● **Work to be completed**
Extract the lines that hold the string "this".

● **Recorded data**
>> Begin

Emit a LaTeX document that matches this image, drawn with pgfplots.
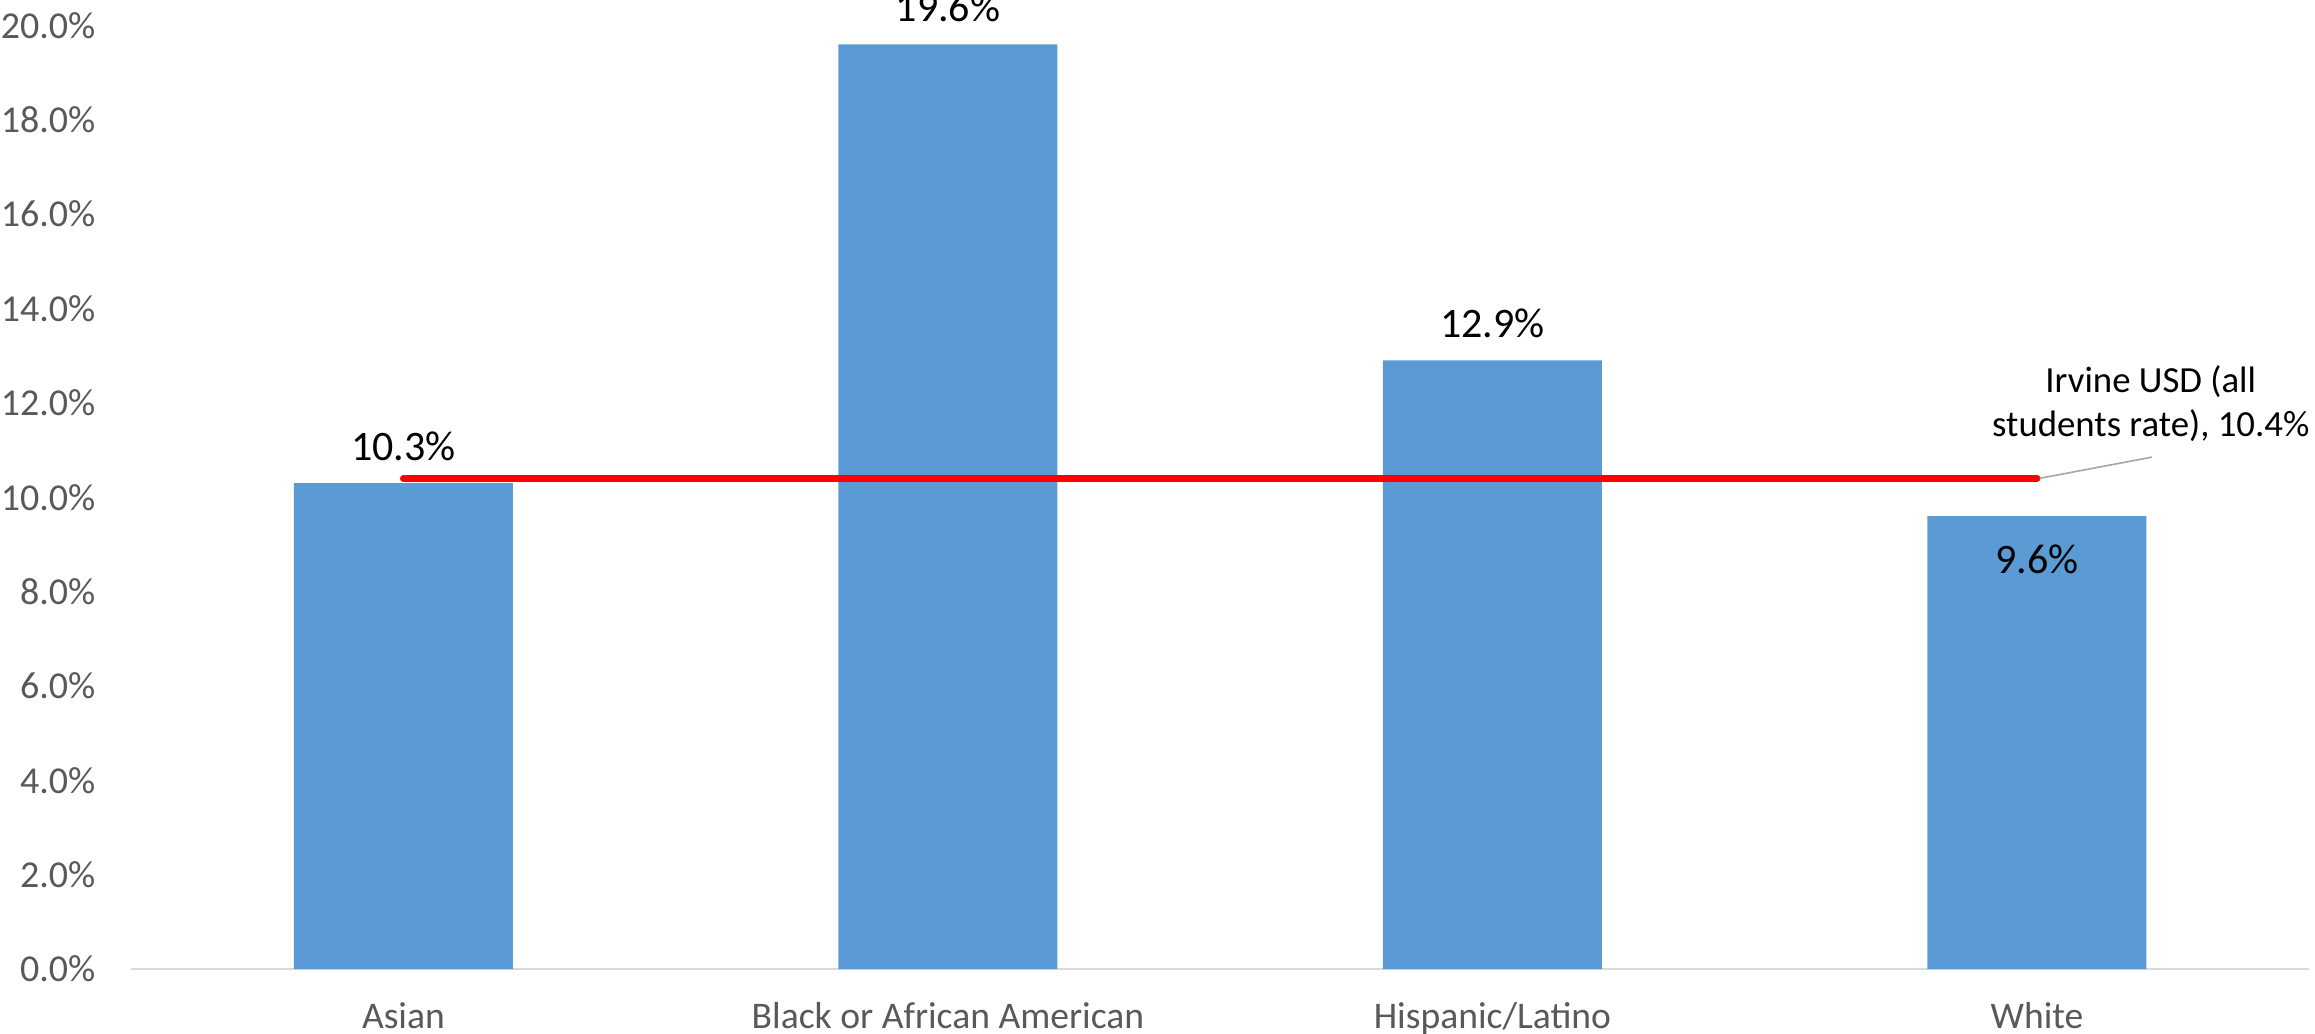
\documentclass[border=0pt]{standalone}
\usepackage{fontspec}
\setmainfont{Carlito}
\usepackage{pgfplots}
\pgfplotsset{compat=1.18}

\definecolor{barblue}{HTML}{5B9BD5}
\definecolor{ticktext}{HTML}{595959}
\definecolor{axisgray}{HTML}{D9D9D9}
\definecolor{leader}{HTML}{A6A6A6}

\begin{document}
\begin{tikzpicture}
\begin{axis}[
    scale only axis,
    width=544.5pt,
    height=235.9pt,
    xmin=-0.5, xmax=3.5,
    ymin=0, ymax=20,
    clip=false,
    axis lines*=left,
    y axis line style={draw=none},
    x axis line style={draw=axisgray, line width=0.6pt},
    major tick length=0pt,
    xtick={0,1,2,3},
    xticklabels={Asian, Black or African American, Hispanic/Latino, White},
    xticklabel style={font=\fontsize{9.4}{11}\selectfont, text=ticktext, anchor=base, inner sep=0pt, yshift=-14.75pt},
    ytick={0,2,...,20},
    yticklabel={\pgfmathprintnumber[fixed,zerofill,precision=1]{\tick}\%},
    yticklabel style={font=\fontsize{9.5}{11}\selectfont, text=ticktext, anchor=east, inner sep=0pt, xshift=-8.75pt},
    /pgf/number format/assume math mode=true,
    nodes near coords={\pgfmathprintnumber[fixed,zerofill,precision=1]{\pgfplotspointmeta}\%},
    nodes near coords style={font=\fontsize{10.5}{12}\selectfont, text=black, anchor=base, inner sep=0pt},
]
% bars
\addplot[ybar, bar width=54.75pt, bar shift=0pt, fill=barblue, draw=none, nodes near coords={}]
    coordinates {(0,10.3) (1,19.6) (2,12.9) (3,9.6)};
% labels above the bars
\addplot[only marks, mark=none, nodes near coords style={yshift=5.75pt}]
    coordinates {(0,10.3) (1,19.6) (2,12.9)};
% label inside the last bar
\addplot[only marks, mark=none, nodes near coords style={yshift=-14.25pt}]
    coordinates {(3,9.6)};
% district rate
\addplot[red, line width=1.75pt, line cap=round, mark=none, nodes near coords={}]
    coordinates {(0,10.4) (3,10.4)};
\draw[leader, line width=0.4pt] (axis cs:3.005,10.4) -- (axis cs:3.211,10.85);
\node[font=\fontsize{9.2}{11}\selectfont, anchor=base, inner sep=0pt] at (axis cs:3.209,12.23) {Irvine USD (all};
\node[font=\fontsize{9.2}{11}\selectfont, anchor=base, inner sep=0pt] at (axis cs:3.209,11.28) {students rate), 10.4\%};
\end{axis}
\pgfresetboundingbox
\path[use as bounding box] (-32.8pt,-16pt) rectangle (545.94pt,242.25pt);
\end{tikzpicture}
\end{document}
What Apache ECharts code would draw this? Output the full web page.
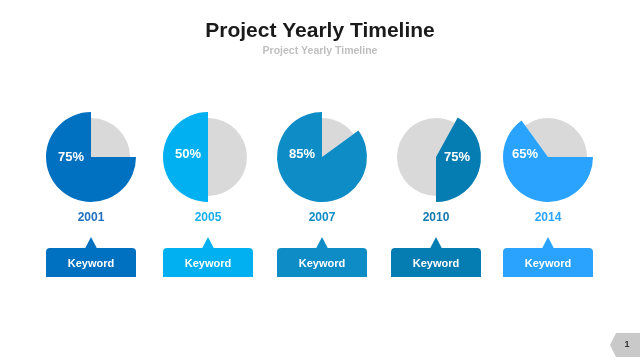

>> End

● **Task output**
Emit a LaTeX document that matches this image, drawn with pgfplots.
What Apache ECharts code would draw this? Output the full web page.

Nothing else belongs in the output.